Do not be discouraged by what has happened from striving to raise yourself to a respectable station in the world. If your life be hereafter exemplary, the errors of your infancy will be forgiven or forgotten. In our happy country, every honest man may claim the rewards he merits. Many of our most distinguished citizens have been the makers of their own fortunes, and in their childhood were as poor and unprotected as you have been.

You well know the evil consequences of bad company: there is nothing as to which you ought to be more on your guard. You ought particularly to avoid those with whom you associated before you was placed in the House of Refuge. That you may not be again tempted by these, you should not be too anxious to return to this city, and put yourself in a situation where you may meet with them. When your time of service is out, and you become your own master you may have a better chance of success in the world, if you will establish yourself where you will have no friends but those you may hereafter make by your good conduct, and where the history of your early life is unknown.

It will always be gratifying to us to hear of your welfare. We shall be pleased to learn that you preserve and often read this letter. We wish you occasionally to write to our superintendent; you will always find in him, and in us, friends ready to advise and to serve you.

Committing you to the protection of Providence, and to the care of your master, and repeating our admonition to you, to be religious, to love the truth, to be sober and industrious, and to avoid bad company, we bid you farewell.

By order and on behalf of the Board of Managers,

Superintendent.

 

2. Maryland authorizes binding out in lieu of imprisonment for juvenile offenders, 1831

"An act relating to crime and punishments," 1831– ch. 208, Clement Dorsey, comp., The General Public Statutory Law and Public Law of the State of Maryland, 1692-1839, II (Baltimore, 1840), 1025.

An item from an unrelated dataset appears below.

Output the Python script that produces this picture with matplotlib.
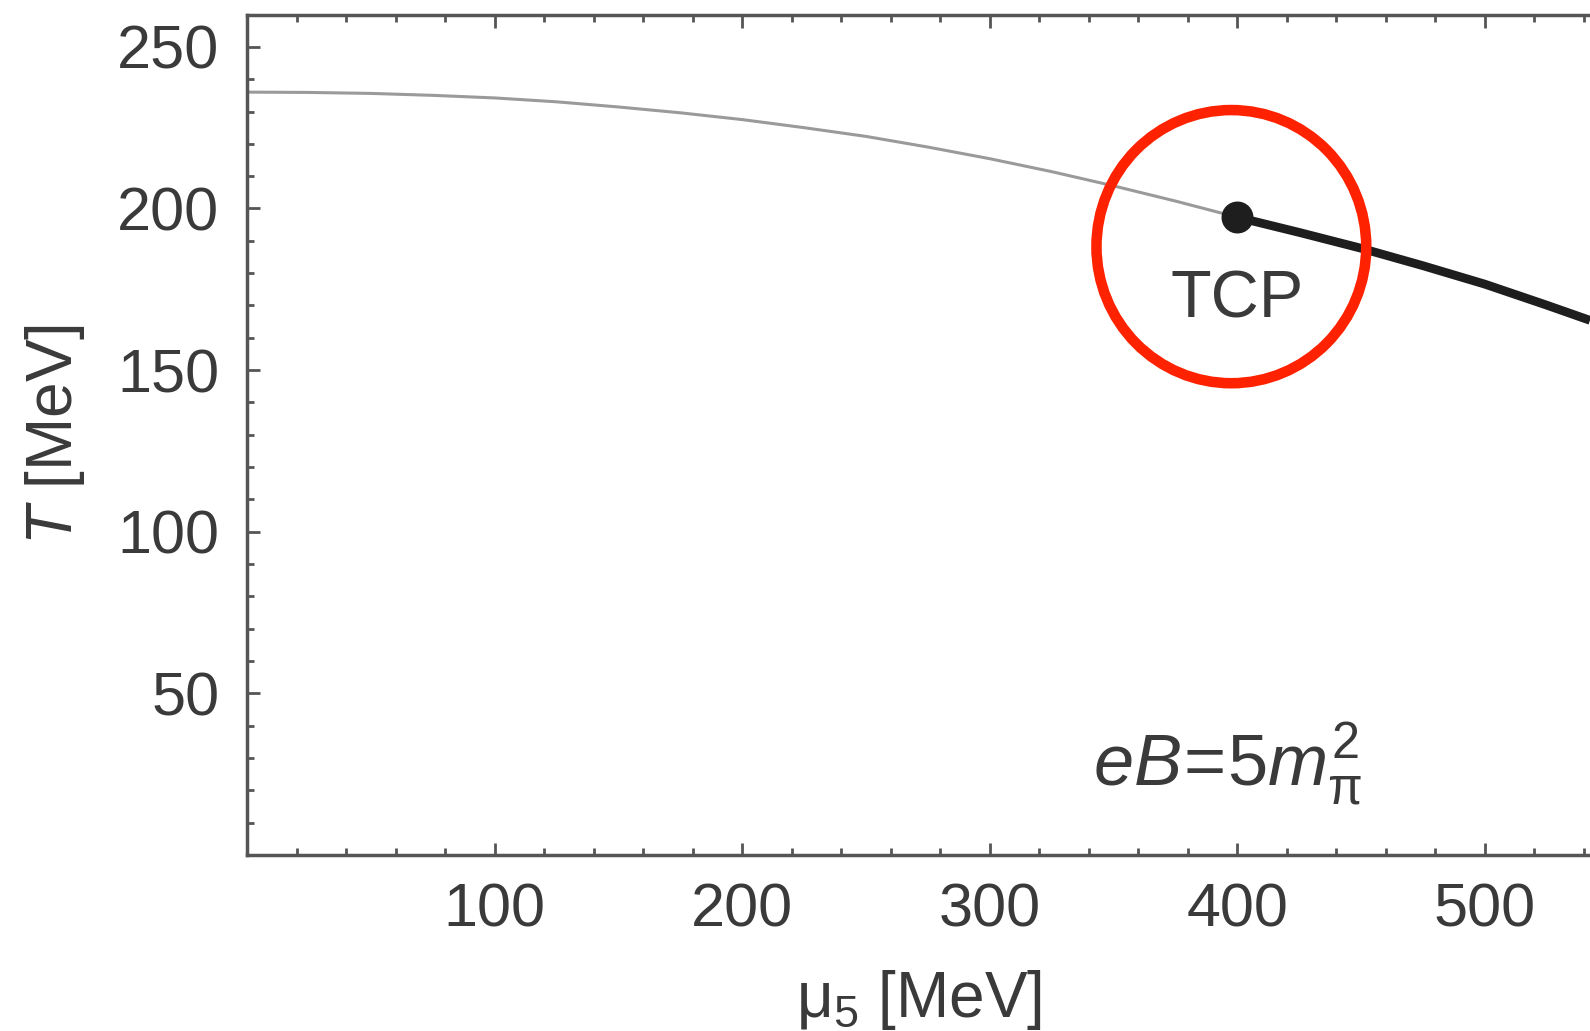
import matplotlib
matplotlib.use("Agg")
import matplotlib.pyplot as plt
from matplotlib.patches import Ellipse
from matplotlib.ticker import MultipleLocator

plt.rcParams['font.family'] = ['Liberation Sans', 'DejaVu Sans']
plt.rcParams['mathtext.fontset'] = 'custom'
plt.rcParams['mathtext.rm'] = 'Liberation Sans'
plt.rcParams['mathtext.it'] = 'Liberation Sans:italic'

# crossover line (thin, gray) and first-order line (thick, black)
mu5_crossover = [0, 25, 50, 75, 100, 125, 150, 175, 200, 225, 250, 275, 300, 325, 350, 375, 400]
T_crossover = [236.0, 235.9, 235.6, 235.0, 234.2, 233.0, 231.4, 229.6, 227.5,
               225.0, 222.3, 219.0, 215.4, 211.4, 207.0, 202.3, 197.3]
mu5_first = [400, 425, 450, 475, 500, 525, 542.5]
T_first = [197.3, 192.6, 187.7, 182.3, 176.6, 170.1, 165.4]
# tricritical point
tcp_mu5 = 400
tcp_T = 197.3

x_ticks = [100, 200, 300, 400, 500]
y_ticks = [50, 100, 150, 200, 250]

txt = '#3a3a3a'
spine_col = '#555555'

fig = plt.figure(figsize=(15.9, 10.31), dpi=100)
ax = fig.add_axes([0.1555, 0.1707, 0.8445, 0.8152])

ax.plot(mu5_crossover, T_crossover, color='#9a9a9a', lw=2.2, zorder=2)
ax.plot(mu5_first, T_first, color='#1e1e1e', lw=6.3, solid_capstyle='butt', zorder=3)
ax.plot([tcp_mu5], [tcp_T], 'o', color='#1e1e1e', ms=22, zorder=4)

ax.text(tcp_mu5, 171.6, 'TCP', fontsize=48, color=txt, ha='center', va='center')
ax.text(396, 28, r'$eB\!=\!5m_{\mathrm{\pi}}^{2}$', fontsize=52, color=txt,
        ha='center', va='center')

# red highlight ring around the TCP
ring = Ellipse((397.6, 188.2), width=109, height=84.5, fill=False,
               ec='#ff2200', lw=7.6, zorder=5, clip_on=False)
ax.add_patch(ring)

ax.set_xlim(0, 542.5)
ax.set_ylim(0, 260)
ax.set_xticks(x_ticks)
ax.set_yticks(y_ticks)
ax.xaxis.set_minor_locator(MultipleLocator(20))
ax.yaxis.set_minor_locator(MultipleLocator(10))
ax.tick_params(which='both', direction='in', top=True, right=False,
               color=spine_col, labelsize=44, labelcolor=txt, width=2)
ax.tick_params(which='major', length=9)
ax.tick_params(which='minor', length=5)
ax.tick_params(axis='x', pad=20)
ax.tick_params(axis='y', pad=20)

for side in ['left', 'bottom', 'top']:
    ax.spines[side].set_color(spine_col)
    ax.spines[side].set_linewidth(2.5)
ax.spines['right'].set_visible(False)

ax.set_xlabel('μ$_{5}$ [MeV]', fontsize=46, color=txt, labelpad=20)
ax.set_ylabel('$T$ [MeV]', fontsize=46, color=txt, labelpad=22)

fig.savefig('out.png', dpi=100)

. . . When any infant under the age of fifteen years, shall be convicted of any indictable offence, other than some malicious felony, the court before whom such conviction shall take place, shall have full power and authority to suspend sentence upon such convicted party, and bind the same to a master or mistress, whether resident within or without this state, or to procure other employment for tbe same, in or out of this state, and to compel such infant to comply with the terms of their judgment in the premises: Provided however, that no binding as aforesaid, shall be for a term extending beyond the age of sixteen years in females and twenty-one years in males, and that the infant be not bound to any service in the county within which he or she shall have been convicted.